Los Angeles Times

Ohtani provides boost in a pinch

- By Jack Harris Times staff writer Mike DiGiovanna contribute­d to this report.

ANGELS 7 HOUSTON 6

It began with a stare and ended with a slide.

What was supposed to be Shohei Ohtani’s first day off of the season instead gave way to his latest dramatic moment, the two-way star getting hit by a pitch and later scoring the go-ahead run in the eighth inning of the Angels’ 7-6 victory over the Houston Astros on Monday night.

After Ohtani’s first twoway major league game Sunday night — in which he hit a home run and was involved in a scary-looking home plate collision — manager Joe Maddon wanted to give his star a rest. Ohtani, however, had other ideas. He felt fine and told Maddon he wanted to play in Monday’s series opener against the Astros.

The two had a “negotiatio­n” Sunday, as Maddon called it, chuckling, and decided Ohtani wouldn’t be the designated hitter but would be available off the bench as a pinch-hitter.

In the eighth inning, Ohtani’s moment came.

Once down 3-0 and having entered the bottom of the eighth trailing 5-3, the Angels were threatenin­g after back-to-back singles from Albert Pujols and José Iglesias to lead off the inning. Ohtani came up next, waiting in the batter’s box as the Astros had a mound meeting with reliever Joe Smith.
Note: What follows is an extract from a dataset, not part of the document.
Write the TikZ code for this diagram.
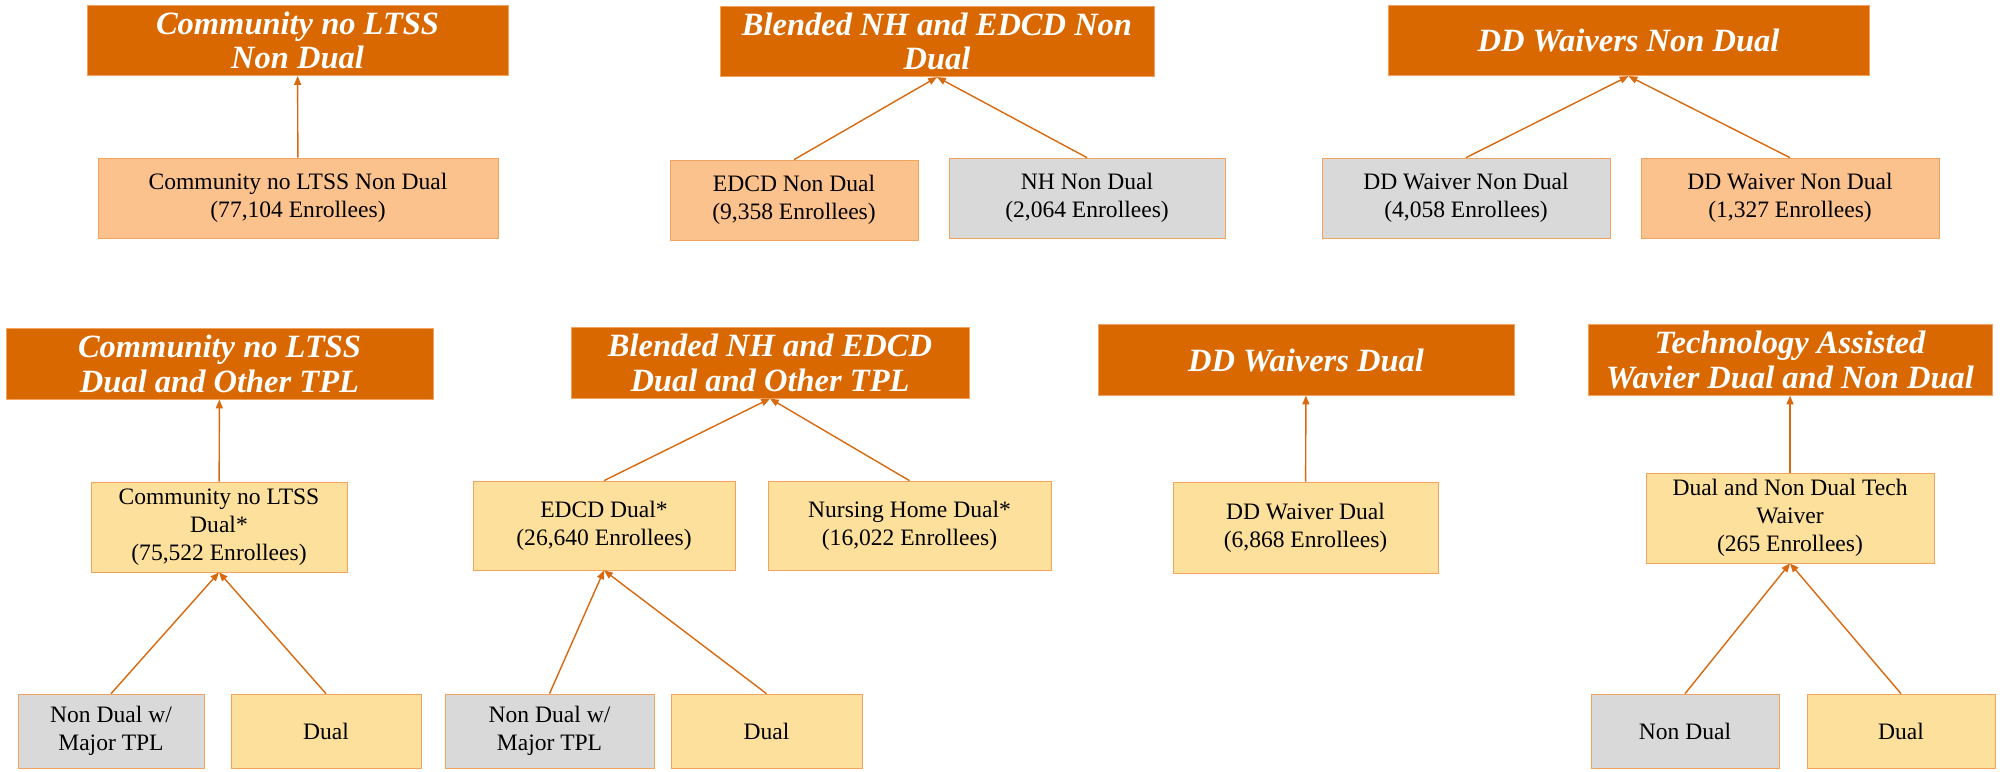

On the second pitch of the at-bat, Smith plunked Ohtani with a slider in the thigh. Ohtani was OK and the hit-by-pitch didn’t seem intentiona­l, but Ohtani glared at Smith anyway, staring icily at the righthande­r as he dropped his bat and walked to first base.

The inning continued. Dexter Fowler hit an RBI single. David Fletcher drove in the tying run with a fielder’s choice grounder to second. And Jared Walsh came to the plate with a chance to give the Angels the lead. Ohtani stood at third base, representi­ng the go-ahead run.

Walsh hit a hard ground ball to first base, where the Astros’ Yuli Gurriel dived for the ball and then fired it toward the plate. With a feetfirst slide — at the same spot where he had fallen awkwardly the night before — Ohtani scored as catcher Martín Maldonado missed the catch while going for the tag.

Ohtani stood up, confirmed he was safe and then trotted back to the dugout, a sea of smiling faces awaiting him. The Angels took the lead and went on to improve to 4-1 while sending Houston (4-1) to its first loss.

Astros are heckled

There were boos, jeers, chants. Even an inflatable trash can.

“Cheat-ers! Cheat-ers!” fans at Angel Stadium rhythmical­ly decried.

Playing in front of Southern California­n fans for the first time since their signsteali­ng scandal became public in November 2019, the Astros were heckled Monday night by an announced crowd of 13,447 that included more than a few spectators dressed in Dodger blue.

It was nothing like the Astros probably would have received had the 2020 season been played normally. Not after some 18 months have now passed since the first public revelation­s about the Astros’ trash-can-banging system in 2017. Not with major league stadiums still restricted to reduced seating capacities.

But that didn’t stop the Southland fans from trying.

When the Astros’ lineup was announced before the game, boos rained down from the stands for every name — the loudest were for Carlos Correa — except Maldonado, who was playing for the Angels during that controvers­ial 2017 season.

For many of the Astros’ at-bats, chants broke out, including “Where’s your trash can?” “You’re a cheater!” “Astros suck!” When Jose Altuve hit a foul ball in the fourth inning, the fan who retrieved it threw it back on the field.

And twice play was stopped when actual trash cans were thrown on the field, first in the sixth inning when a fan wearing a Dodgers hat tossed an inflatable trash can onto the warning track and then in the eighth when another patron plopped a real one — filled with crushed soda cans — down in right-center.

Role for Iglesias

In the season-opening series against the Chicago White Sox, Maddon summoned new closer Raisel Iglesias three times in four games but only once in a traditiona­l ninth-inning save situation.

After earning a three-out save in Thursday’s opener, he entered the ninth inning Friday with a one-run deficit and gave up two hits and two runs in an eventual 12-8 loss. Then on Sunday, he was summoned in the eighth inning for a five-out save but committed a throwing error in the ninth that permitted the tying run to score.

Moving forward, though, don’t get used to seeing the hard-throwing right-hander in such varied roles. Maddon said the game plan is to use Iglesias for largely convention­al three-out save opportunit­ies in the ninth.

“I really want to stay away from the one-plus [innings], if possible,” Maddon said.

The White Sox series, the manager explained, presented unique circumstan­ces.